Мы дико устали от поездки в Стокгольм. Город сегодня был особенно красивым, безветренным, теплым, сухим. Вечернее купание. Я пускаю воду на полную мощность, сквозь ее шум пробивается индусский рэгги. Петушок вопит, что счастлив: хорошая музыка, мы не ссоримся и обитаем в Грёдинге, вдали от мира. (А-а-а!)
Намазываю живот бальзамом из зеленого чая. Можно и обычным кремом от растяжек, но хочется побаловать Полечку. Она наверняка различает запахи. «Растяжки» — звучит фармакологически. «Бальзам» — успокаивающе.
— Без Фрейда не было бы демократии! — кричит Петр.
— Почему? — втираю я свой бальзам.
— Все равны — и король, и нищий, — ибо все страдают Эдиповым комплексом.
— Да ну, глупости это все, с психоанализом. На Западе он угасает, вот эти ловкачи и пытаются захватить Восток: более двух миллиардов потенциальных кушеток. Представляешь, до чего там докопается психоаналитик уже после пятого сеанса?
— До двадцатой реинкарнации пациента, который имел собственную мать в теперешнем воплощении на глазах отца из предыдущей жизни, а также сына в нынешней реинкарнации.
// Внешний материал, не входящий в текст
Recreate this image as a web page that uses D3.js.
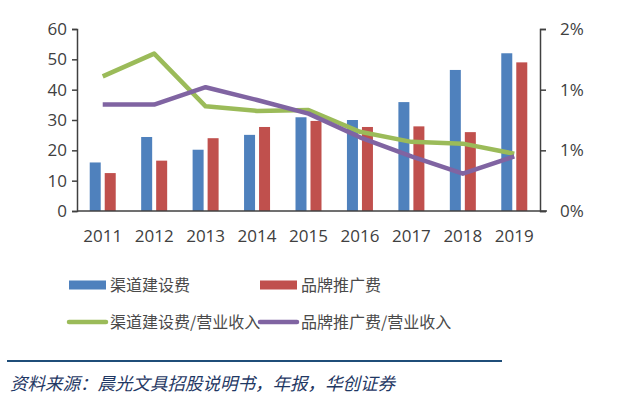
<!DOCTYPE html>
<html>
<head>
<meta charset="utf-8">
<script src="https://cdn.jsdelivr.net/npm/d3@7"></script>
<style>
  body { margin: 0; background: #fff; }
  svg { display: block; }
  text { font-family: "Open Sans", "Noto Sans", sans-serif; }
  .cjk { font-family: "Noto Sans CJK SC", sans-serif; }
</style>
</head>
<body>
<div class="canvas"></div>
<script>
// data
const years = ['2011', '2012', '2013', '2014', '2015', '2016', '2017', '2018', '2019']
const channelCost = [16, 24.4, 20.2, 25.1, 30.9, 30.0, 35.9, 46.5, 52.0]
const brandCost = [12.5, 16.6, 24.0, 27.7, 29.7, 27.7, 27.9, 26.0, 49.0]
const channelRatio = [1.48, 1.73, 1.15, 1.10, 1.11, 0.87, 0.76, 0.74, 0.63]
const brandRatio = [1.17, 1.17, 1.36, 1.22, 1.07, 0.81, 0.60, 0.41, 0.60]
const leftTicks = [0, 10, 20, 30, 40, 50, 60]
const rightTicks = [0, 2 / 3, 4 / 3, 2]
const seriesNames = ['渠道建设费', '品牌推广费', '渠道建设费/营业收入', '品牌推广费/营业收入']
const colors = ['#4f81bd', '#c0504d', '#9bbb59', '#8064a2']

const dims = { width: 640, height: 399 }
const plot = { left: 77, right: 540, top: 29, bottom: 211 }

const svg = d3.select('.canvas')
    .append('svg')
    .attr('width', dims.width)
    .attr('height', dims.height)

// scales
const x = d3.scaleBand().domain(years).range([plot.left, plot.right])
const yL = d3.scaleLinear().domain([0, 60]).range([plot.bottom, plot.top])
const yR = d3.scaleLinear().domain([0, 2]).range([plot.bottom, plot.top])

// bars
const barW = 11, barGap = 4
const bars = svg.append('g')
years.forEach((yr, i) => {
    const c = x(yr) + x.bandwidth() / 2
    bars.append('rect')
        .attr('x', c - barGap / 2 - barW)
        .attr('y', yL(channelCost[i]))
        .attr('width', barW)
        .attr('height', yL(0) - yL(channelCost[i]))
        .attr('fill', colors[0])
    bars.append('rect')
        .attr('x', c + barGap / 2)
        .attr('y', yL(brandCost[i]))
        .attr('width', barW)
        .attr('height', yL(0) - yL(brandCost[i]))
        .attr('fill', colors[1])
})

// axes
const axisColor = '#404040'
const leftAxis = svg.append('g')
    .attr('transform', `translate(${plot.left},0)`)
    .call(d3.axisLeft(yL).tickValues(leftTicks).tickSize(5).tickPadding(5))
const rightAxis = svg.append('g')
    .attr('transform', `translate(${plot.right},0)`)
    .call(d3.axisRight(yR).tickValues(rightTicks).tickSize(6).tickPadding(14)
        .tickFormat(d => Math.round(d) + '%'))
const bottomAxis = svg.append('g')
    .attr('transform', `translate(0,${plot.bottom})`)
    .call(d3.axisBottom(x).tickSize(0).tickPadding(19))

;[leftAxis, rightAxis, bottomAxis].forEach(g => {
    g.select('.domain').attr('stroke', axisColor).attr('stroke-width', 1.5)
    g.selectAll('line').attr('stroke', axisColor).attr('stroke-width', 1.5)
    g.selectAll('text')
        .attr('fill', axisColor)
        .style('font-size', '17px')
        .style('font-family', '"Open Sans", sans-serif')
})
bottomAxis.select('.domain').attr('d', `M${plot.left},0H${plot.right + 7}`)

// lines
const line = d3.line()
    .x((d, i) => x(years[i]) + x.bandwidth() / 2)
    .y(d => yR(d))

svg.append('path')
    .attr('d', line(channelRatio))
    .attr('fill', 'none')
    .attr('stroke', colors[2])
    .attr('stroke-width', 4.5)
    .attr('stroke-linejoin', 'round')

svg.append('path')
    .attr('d', line(brandRatio))
    .attr('fill', 'none')
    .attr('stroke', colors[3])
    .attr('stroke-width', 4.5)
    .attr('stroke-linejoin', 'round')

// legend
const legendPos = [
    { x: 69, y: 285 },
    { x: 260, y: 285 },
    { x: 69, y: 322 },
    { x: 260, y: 322 }
]
seriesNames.forEach((name, i) => {
    const g = svg.append('g').attr('transform', `translate(${legendPos[i].x},${legendPos[i].y})`)
    if (i < 2) {
        g.append('rect').attr('x', 0).attr('y', -4.5).attr('width', 37).attr('height', 9).attr('fill', colors[i])
    } else {
        g.append('line').attr('x1', 0).attr('x2', 37).attr('y1', 0).attr('y2', 0)
            .attr('stroke', colors[i]).attr('stroke-width', 4.5).attr('stroke-linecap', 'round')
    }
    g.append('text')
        .attr('class', 'cjk')
        .attr('x', 41)
        .attr('y', 0)
        .attr('dy', '0.35em')
        .attr('fill', '#4a4a4a')
        .style('font-size', '16px')
        .text(name)
})

// source
svg.append('line')
    .attr('x1', 7).attr('x2', 502)
    .attr('y1', 361).attr('y2', 361)
    .attr('stroke', '#1f4e79')
    .attr('stroke-width', 2)

svg.append('text')
    .attr('class', 'cjk')
    .attr('x', 10)
    .attr('y', 390)
    .attr('fill', '#1f3864')
    .style('font-size', '17.5px')
    .style('font-style', 'italic')
    .text('资料来源：晨光文具招股说明书，年报，华创证券')
</script>
</body>
</html>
— Ведь согласно Хельге, я твоя дочь из предшествующих воплощений. Вскоре у тебя родится дочь от дочери. Как тебе такое перед дежурством в психиатрической клинике?
30 ноября
Где Поля? Я втираю бальзам, начиная с ребер — не хочется сразу холодить живот ледяными благовониями. Пальцами я ее не ощущаю. Она не там, где другие внутренности — печень и прочее. Полька у меня в голове. Я могу догадываться, что она лежит под моим пупком, но не в состоянии себе это представить. Малышка совершенно в другом месте. Во мне разрастается ее душа. Поля под моими пальцами, когда я ее глажу, она на моих губах, когда я целую ее — в душе. И именно в моей душе она спит рядом в своей кроватке. Проснувшись, Полечка запрыгивает обратно и разрешает укачивать себя в животе во время прогулки. Петушок тоже остается со мной, даже когда уходит на работу. Я чувствую и люблю его присутствие.
В магазине игрушек ищу для Поли плюшевого мишку — такого, чтобы полюбить с первого взгляда. Их множество — несчастных, эгоистических, глупых, довольных. У одного к попке приделан шнурок — тянешь за веревочку, а он в ответ очаровательно пукает мелодией, словно музыкальная шкатулка. Я затосковала по своему мишке Любимчику.
Получила я его в подарок от маминой сестры вскоре после своего рождения и укладывалась с ним спать вплоть до выпускных экзаменов. Любимая игрушка на всю жизнь. Помню мрачный осенний день, начало учебного года. Первоклассница при полном обмундировании, я сбежала с уроков домой. И застала старшую сестру с приятелем — они… выковыривали Любимчику глазик-бусинку. Никакой пуговицей его заменить не удалось, мишка остался одноглазым. Со всем отчаянием семилетнего оскорбленного сердца я выпалила проклятие: «Чтоб тебе тоже глаз выковыряли!»